9. A system according to claim 1, wherein the remote control is adapted for transmitting at least some of the messages according to a duplication mechanism.

10. A system according to claim 1 wherein the remote control is a single device coupled to a network (30).

11. A system according to claim 1, wherein the remote control comprises a handheld device (26) and a receiver device (27) coupled to a network (30), the handheld device is adapted for transmitting a command to the receiver device and the receiver device is adapted for generating the messages to be transmitted to the extender based on the command received from the handheld device.

12. Remote control (20) for use in a system for remote control of at least an appliance according to claim 1, the remote control (20) being adapted for transmitting messages (100,110) to an extender (40) during the period, that a command is to be transmitted from the extender to an appliance.

13. Extender (40) for use in a system for remote control of at least an appliance according to claim 1, the extender being adapted

for receiving messages (100,110) from a remote control,

for transmitting a command (14) to an appliance as long as it receives the messages from the remote control and

14. A method for remote control of at least an appliance in a system comprising a remote control and an extender coupled thereto, comprising the steps of:

by the remote control (20) transmitting messages to the extender (40) during the period, that a command is to be transmitted from the extender to an appliance;

by the extender (40)

receiving the messages,

transmitting the command as long as it receives the messages from the remote control and

finishing the transmission of the command, if an expected message has not been received at a predetermined time.

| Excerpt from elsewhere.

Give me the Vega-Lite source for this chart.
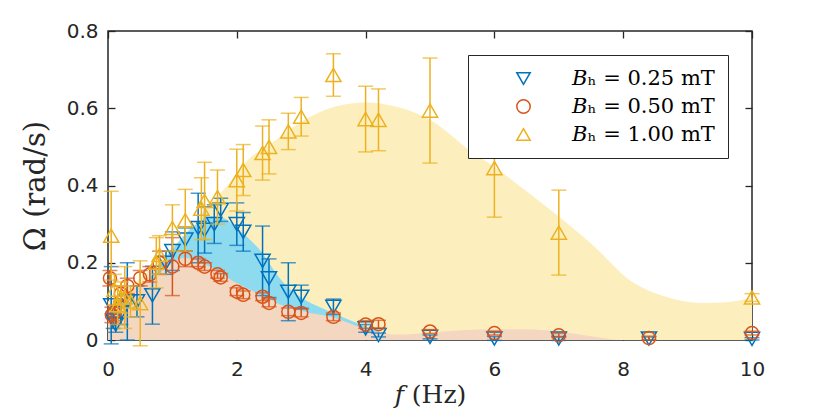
{
  "$schema": "https://vega.github.io/schema/vega-lite/v6.json",
  "width": 644,
  "height": 309,
  "autosize": {"type": "none"},
  "padding": {"left": 108, "top": 31, "right": 78, "bottom": 75},
  "background": "white",
  "datasets": {
    "pts": [
      {"s": "a", "f": 0.05, "omega": 0.09, "err": 0.1},
      {"s": "a", "f": 0.08, "omega": 0.05, "err": 0.02},
      {"s": "a", "f": 0.12, "omega": 0.04, "err": 0.02},
      {"s": "a", "f": 0.2, "omega": 0.07, "err": 0.03},
      {"s": "a", "f": 0.3, "omega": 0.1, "err": 0.1},
      {"s": "a", "f": 0.45, "omega": 0.1, "err": 0.04},
      {"s": "a", "f": 0.69, "omega": 0.116, "err": 0.075},
      {"s": "a", "f": 0.9, "omega": 0.2, "err": 0.03},
      {"s": "a", "f": 1.0, "omega": 0.23, "err": 0.05},
      {"s": "a", "f": 1.2, "omega": 0.26, "err": 0.03},
      {"s": "a", "f": 1.4, "omega": 0.29, "err": 0.09},
      {"s": "a", "f": 1.5, "omega": 0.285, "err": 0.06},
      {"s": "a", "f": 1.65, "omega": 0.3, "err": 0.05},
      {"s": "a", "f": 1.75, "omega": 0.337, "err": 0.03},
      {"s": "a", "f": 2.0, "omega": 0.3, "err": 0.055},
      {"s": "a", "f": 2.1, "omega": 0.28, "err": 0.05},
      {"s": "a", "f": 2.4, "omega": 0.205, "err": 0.09},
      {"s": "a", "f": 2.5, "omega": 0.16, "err": 0.05},
      {"s": "a", "f": 2.8, "omega": 0.125, "err": 0.075},
      {"s": "a", "f": 3.0, "omega": 0.112, "err": 0.03},
      {"s": "a", "f": 3.5, "omega": 0.086, "err": 0.02},
      {"s": "a", "f": 4.0, "omega": 0.03, "err": 0.01},
      {"s": "a", "f": 4.2, "omega": 0.013, "err": 0.005},
      {"s": "a", "f": 5.0, "omega": 0.008, "err": 0.005},
      {"s": "a", "f": 6.0, "omega": 0.004, "err": 0.005},
      {"s": "a", "f": 7.0, "omega": 0.004, "err": 0.005},
      {"s": "a", "f": 8.4, "omega": 0.004, "err": 0.004},
      {"s": "a", "f": 10, "omega": 0.003, "err": 0.003},
      {"s": "b", "f": 0.03, "omega": 0.16, "err": 0.02},
      {"s": "b", "f": 0.06, "omega": 0.065, "err": 0.02},
      {"s": "b", "f": 0.1, "omega": 0.07, "err": 0.02},
      {"s": "b", "f": 0.2, "omega": 0.12, "err": 0.02},
      {"s": "b", "f": 0.3, "omega": 0.14, "err": 0.02},
      {"s": "b", "f": 0.5, "omega": 0.16, "err": 0.02},
      {"s": "b", "f": 0.65, "omega": 0.17, "err": 0.02},
      {"s": "b", "f": 0.8, "omega": 0.2, "err": 0.03},
      {"s": "b", "f": 1.0, "omega": 0.19, "err": 0.075},
      {"s": "b", "f": 1.2, "omega": 0.21, "err": 0.02},
      {"s": "b", "f": 1.4, "omega": 0.2, "err": 0.01},
      {"s": "b", "f": 1.5, "omega": 0.19, "err": 0.01},
      {"s": "b", "f": 1.7, "omega": 0.17, "err": 0.01},
      {"s": "b", "f": 1.75, "omega": 0.162, "err": 0.01},
      {"s": "b", "f": 2.0, "omega": 0.125, "err": 0.01},
      {"s": "b", "f": 2.1, "omega": 0.117, "err": 0.01},
      {"s": "b", "f": 2.4, "omega": 0.112, "err": 0.01},
      {"s": "b", "f": 2.5, "omega": 0.096, "err": 0.01},
      {"s": "b", "f": 2.8, "omega": 0.073, "err": 0.01},
      {"s": "b", "f": 3.0, "omega": 0.07, "err": 0.01},
      {"s": "b", "f": 3.5, "omega": 0.06, "err": 0.01},
      {"s": "b", "f": 4.0, "omega": 0.04, "err": 0.01},
      {"s": "b", "f": 4.2, "omega": 0.041, "err": 0.01},
      {"s": "b", "f": 5.0, "omega": 0.022, "err": 0.005},
      {"s": "b", "f": 6.0, "omega": 0.018, "err": 0.005},
      {"s": "b", "f": 7.0, "omega": 0.012, "err": 0.005},
      {"s": "b", "f": 8.4, "omega": 0.005, "err": 0.005},
      {"s": "b", "f": 10, "omega": 0.018, "err": 0.005},
      {"s": "c", "f": 0.05, "omega": 0.27, "err": 0.115},
      {"s": "c", "f": 0.1, "omega": 0.13, "err": 0.04},
      {"s": "c", "f": 0.15, "omega": 0.09, "err": 0.05},
      {"s": "c", "f": 0.2, "omega": 0.11, "err": 0.04},
      {"s": "c", "f": 0.26, "omega": 0.11, "err": 0.08},
      {"s": "c", "f": 0.35, "omega": 0.1, "err": 0.04},
      {"s": "c", "f": 0.5, "omega": 0.095, "err": 0.11},
      {"s": "c", "f": 0.75, "omega": 0.2, "err": 0.065},
      {"s": "c", "f": 0.8, "omega": 0.22, "err": 0.05},
      {"s": "c", "f": 1.0, "omega": 0.29, "err": 0.06},
      {"s": "c", "f": 1.2, "omega": 0.31, "err": 0.08},
      {"s": "c", "f": 1.45, "omega": 0.34, "err": 0.08},
      {"s": "c", "f": 1.5, "omega": 0.36, "err": 0.1},
      {"s": "c", "f": 1.7, "omega": 0.37, "err": 0.07},
      {"s": "c", "f": 2.0, "omega": 0.414, "err": 0.08},
      {"s": "c", "f": 2.1, "omega": 0.44, "err": 0.066},
      {"s": "c", "f": 2.4, "omega": 0.484, "err": 0.07},
      {"s": "c", "f": 2.5, "omega": 0.5, "err": 0.07},
      {"s": "c", "f": 2.8, "omega": 0.54, "err": 0.047},
      {"s": "c", "f": 3.0, "omega": 0.578, "err": 0.05},
      {"s": "c", "f": 3.5, "omega": 0.686, "err": 0.055},
      {"s": "c", "f": 4.0, "omega": 0.572, "err": 0.085},
      {"s": "c", "f": 4.2, "omega": 0.57, "err": 0.08},
      {"s": "c", "f": 5.0, "omega": 0.594, "err": 0.136},
      {"s": "c", "f": 6.0, "omega": 0.445, "err": 0.127},
      {"s": "c", "f": 7.0, "omega": 0.278, "err": 0.11},
      {"s": "c", "f": 10, "omega": 0.11, "err": 0.01}
    ],
    "fitC": [
      {"f": 0, "omega": 0.1}, {"f": 0.5, "omega": 0.16}, {"f": 1.0, "omega": 0.24},
      {"f": 1.5, "omega": 0.335}, {"f": 1.85, "omega": 0.4}, {"f": 2.17, "omega": 0.466},
      {"f": 2.5, "omega": 0.505}, {"f": 3.0, "omega": 0.565}, {"f": 3.5, "omega": 0.603},
      {"f": 4.0, "omega": 0.615}, {"f": 4.5, "omega": 0.603}, {"f": 5.0, "omega": 0.57},
      {"f": 5.67, "omega": 0.484}, {"f": 6.0, "omega": 0.448}, {"f": 6.5, "omega": 0.385},
      {"f": 7.0, "omega": 0.32}, {"f": 7.5, "omega": 0.25}, {"f": 8.16, "omega": 0.148},
      {"f": 8.6, "omega": 0.115}, {"f": 9.2, "omega": 0.096}, {"f": 9.6, "omega": 0.098},
      {"f": 10, "omega": 0.11}
    ],
    "fitA": [
      {"f": 0, "omega": 0.07}, {"f": 0.5, "omega": 0.13}, {"f": 1.0, "omega": 0.235},
      {"f": 1.3, "omega": 0.29}, {"f": 1.6, "omega": 0.32}, {"f": 1.8, "omega": 0.315},
      {"f": 2.0, "omega": 0.29}, {"f": 2.2, "omega": 0.26}, {"f": 2.4, "omega": 0.225},
      {"f": 2.6, "omega": 0.175}, {"f": 2.8, "omega": 0.135}, {"f": 3.0, "omega": 0.11},
      {"f": 3.5, "omega": 0.07}, {"f": 4.0, "omega": 0.035}, {"f": 4.4, "omega": 0.012},
      {"f": 4.8, "omega": 0.003}, {"f": 5.0, "omega": 0}
    ],
    "fitB": [
      {"f": 0, "omega": 0.07}, {"f": 0.3, "omega": 0.12}, {"f": 0.77, "omega": 0.17},
      {"f": 1.0, "omega": 0.2}, {"f": 1.2, "omega": 0.213}, {"f": 1.45, "omega": 0.2},
      {"f": 2.0, "omega": 0.147}, {"f": 2.4, "omega": 0.115}, {"f": 2.73, "omega": 0.088},
      {"f": 3.0, "omega": 0.075}, {"f": 3.5, "omega": 0.058}, {"f": 4.0, "omega": 0.028},
      {"f": 4.5, "omega": 0.014}, {"f": 5.0, "omega": 0.019}, {"f": 5.5, "omega": 0.025},
      {"f": 6.0, "omega": 0.028}, {"f": 6.5, "omega": 0.028}, {"f": 7.0, "omega": 0.022},
      {"f": 7.5, "omega": 0.01}, {"f": 8.0, "omega": 0}, {"f": 10, "omega": 0}
    ]
  },
  "layer": [
    {
      "data": {"name": "fitC"},
      "mark": {"type": "area", "interpolate": "monotone", "color": "#FCEFBD"},
      "encoding": {
        "x": {"field": "f", "type": "quantitative", "scale": {"domain": [0, 10], "nice": false},
          "axis": {"orient": "top", "labels": false, "title": null, "values": [0, 2, 4, 6, 8, 10],
            "ticks": true, "tickSize": 7, "offset": -7, "tickColor": "#262626", "tickWidth": 1.3}},
        "y": {"field": "omega", "type": "quantitative", "scale": {"domain": [0, 0.8], "nice": false},
          "axis": {"orient": "right", "labels": false, "title": null, "values": [0, 0.2, 0.4, 0.6, 0.8],
            "ticks": true, "tickSize": 7, "offset": -7, "tickColor": "#262626", "tickWidth": 1.3}}
      }
    },
    {
      "data": {"name": "fitA"},
      "mark": {"type": "area", "interpolate": "monotone", "color": "#8EDBEF"},
      "encoding": {
        "x": {"field": "f", "type": "quantitative", "axis": null},
        "y": {"field": "omega", "type": "quantitative", "axis": null}
      }
    },
    {
      "data": {"name": "fitB"},
      "mark": {"type": "area", "interpolate": "monotone", "color": "#F4D7C0"},
      "encoding": {
        "x": {"field": "f", "type": "quantitative", "axis": null},
        "y": {"field": "omega", "type": "quantitative", "axis": null}
      }
    },
    {
      "data": {"name": "pts"},
      "transform": [{"filter": "datum.s == 'a'"}],
      "mark": {"type": "errorbar", "ticks": {"size": 15}, "thickness": 1.5, "color": "#0072BD"},
      "encoding": {
        "x": {"field": "f", "type": "quantitative", "axis": null},
        "y": {"field": "omega", "type": "quantitative", "axis": null},
        "yError": {"field": "err"}
      }
    },
    {
      "data": {"name": "pts"},
      "transform": [{"filter": "datum.s == 'a'"}],
      "mark": {"type": "point", "filled": false, "strokeWidth": 1.5, "size": 230, "opacity": 1},
      "encoding": {
        "x": {"field": "f", "type": "quantitative", "axis": null},
        "y": {"field": "omega", "type": "quantitative", "axis": null},
        "color": {"field": "s", "type": "nominal",
          "scale": {"domain": ["a", "b", "c"], "range": ["#0072BD", "#D95319", "#EDB120"]},
          "legend": {"labelExpr": "datum.label == 'a' ? '𝐵ₕ = 0.25 mT' : datum.label == 'b' ? '𝐵ₕ = 0.50 mT' : '𝐵ₕ = 1.00 mT'"}},
        "shape": {"field": "s", "type": "nominal",
          "scale": {"domain": ["a", "b", "c"], "range": ["triangle-down", "circle", "triangle-up"]},
          "legend": {"labelExpr": "datum.label == 'a' ? '𝐵ₕ = 0.25 mT' : datum.label == 'b' ? '𝐵ₕ = 0.50 mT' : '𝐵ₕ = 1.00 mT'"}}
      }
    },
    {
      "data": {"name": "pts"},
      "transform": [{"filter": "datum.s == 'b'"}],
      "mark": {"type": "errorbar", "ticks": {"size": 15}, "thickness": 1.5, "color": "#D95319"},
      "encoding": {
        "x": {"field": "f", "type": "quantitative", "axis": null},
        "y": {"field": "omega", "type": "quantitative", "axis": null},
        "yError": {"field": "err"}
      }
    },
    {
      "data": {"name": "pts"},
      "transform": [{"filter": "datum.s == 'b'"}],
      "mark": {"type": "point", "filled": false, "strokeWidth": 1.5, "size": 170, "opacity": 1},
      "encoding": {
        "x": {"field": "f", "type": "quantitative", "axis": null},
        "y": {"field": "omega", "type": "quantitative", "axis": null},
        "color": {"field": "s", "type": "nominal",
          "scale": {"domain": ["a", "b", "c"], "range": ["#0072BD", "#D95319", "#EDB120"]}},
        "shape": {"field": "s", "type": "nominal",
          "scale": {"domain": ["a", "b", "c"], "range": ["triangle-down", "circle", "triangle-up"]}}
      }
    },
    {
      "data": {"name": "pts"},
      "transform": [{"filter": "datum.s == 'c'"}],
      "mark": {"type": "errorbar", "ticks": {"size": 15}, "thickness": 1.5, "color": "#EDB120"},
      "encoding": {
        "x": {"field": "f", "type": "quantitative", "axis": null},
        "y": {"field": "omega", "type": "quantitative", "axis": null},
        "yError": {"field": "err"}
      }
    },
    {
      "data": {"name": "pts"},
      "transform": [{"filter": "datum.s == 'c'"}],
      "mark": {"type": "point", "filled": false, "strokeWidth": 1.5, "size": 230, "opacity": 1},
      "encoding": {
        "x": {"field": "f", "type": "quantitative", "title": "𝑓 (Hz)",
          "axis": {"values": [0, 2, 4, 6, 8, 10], "labelPadding": 19, "titlePadding": 3, "titleFontSize": 25,
            "labelFlush": false,
            "ticks": true, "tickSize": 7, "offset": -7, "tickColor": "#262626", "tickWidth": 1.3}},
        "y": {"field": "omega", "type": "quantitative", "title": "Ω (rad/s)",
          "axis": {"values": [0, 0.2, 0.4, 0.6, 0.8], "labelPadding": 10, "titlePadding": 16, "titleFontSize": 29,
            "labelFlush": false,
            "ticks": true, "tickSize": 7, "offset": -7, "tickColor": "#262626", "tickWidth": 1.3,
            "labelExpr": "datum.value == 0 ? '0' : format(datum.value, '.1f')"}},
        "color": {"field": "s", "type": "nominal",
          "scale": {"domain": ["a", "b", "c"], "range": ["#0072BD", "#D95319", "#EDB120"]}},
        "shape": {"field": "s", "type": "nominal",
          "scale": {"domain": ["a", "b", "c"], "range": ["triangle-down", "circle", "triangle-up"]}}
      }
    }
  ],
  "resolve": {"axis": {"x": "independent", "y": "independent"}},
  "config": {
    "view": {"stroke": "#262626", "strokeWidth": 1.5},
    "axis": {
      "domain": false, "grid": false, "zindex": 1,
      "labelFont": "DejaVu Sans", "labelFontSize": 20, "labelColor": "#262626",
      "titleFont": "DejaVu Serif", "titleFontWeight": "normal", "titleColor": "#262626"
    },
    "legend": {
      "orient": "top-right", "offset": 24, "title": null,
      "strokeColor": "#262626", "fillColor": "white", "padding": 13,
      "symbolSize": 180, "symbolStrokeWidth": 1.5, "symbolOffset": 32, "labelOffset": 38,
      "rowPadding": 6, "labelFont": "DejaVu Serif", "labelFontSize": 21, "labelColor": "#000000",
      "labelLimit": 400
    }
  }
}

15. A method according to claim 14, wherein

the remote control periodically transmits the messages

and the extender finishes the transmission of the command, if no message is received within a predetermined time interval after the reception of an earlier message.

16. A method according to claim 15, wherein the extender resets a timer when receiving the messages, starts the timer and finishes the transmission of the command, if the timer reaches a predetermined time-out value without a further message being received.

17. A method according to claim 14, wherein the remote control transmits a stop message to the extender and wherein the extender finishes the command upon receiving the stop message.

18. A method according to claim 14, wherein the remote control transmits a start message to the extender and wherein the extender starts the transmission of the command upon receiving the start message.

19. A method according to claim 18 wherein the remote control includes an end code into the start message.

20. A method according to claim 19, wherein the extender finishes the command by transmitting the end code.

21. A method according to claim 18 wherein the remote control includes a continuation code into the start message and the extender transmits the command using the continuation code.

22. A method according to claim 14, wherein the remote control transmits at least some of the messages according to a duplication mechanism.

23. A computer program comprising computer program code means adapted to perform the following step, when said program is run on a computer: by a remote control (20) transmitting messages to an extender (40) during the period, that a command is to be transmitted from the extender to an appliance.

24. A computer program comprising computer program code means adapted to perform the following steps, when said program is run on a computer:

by an extender (40)

receiving messages from a remote control,

transmitting a command to an appliance as long as it receives the messages from the remote control and

25. A computer program as claimed in claim 23 embodied on a computer readable medium.

26. A carrier medium carrying the computer executable program of claim 23.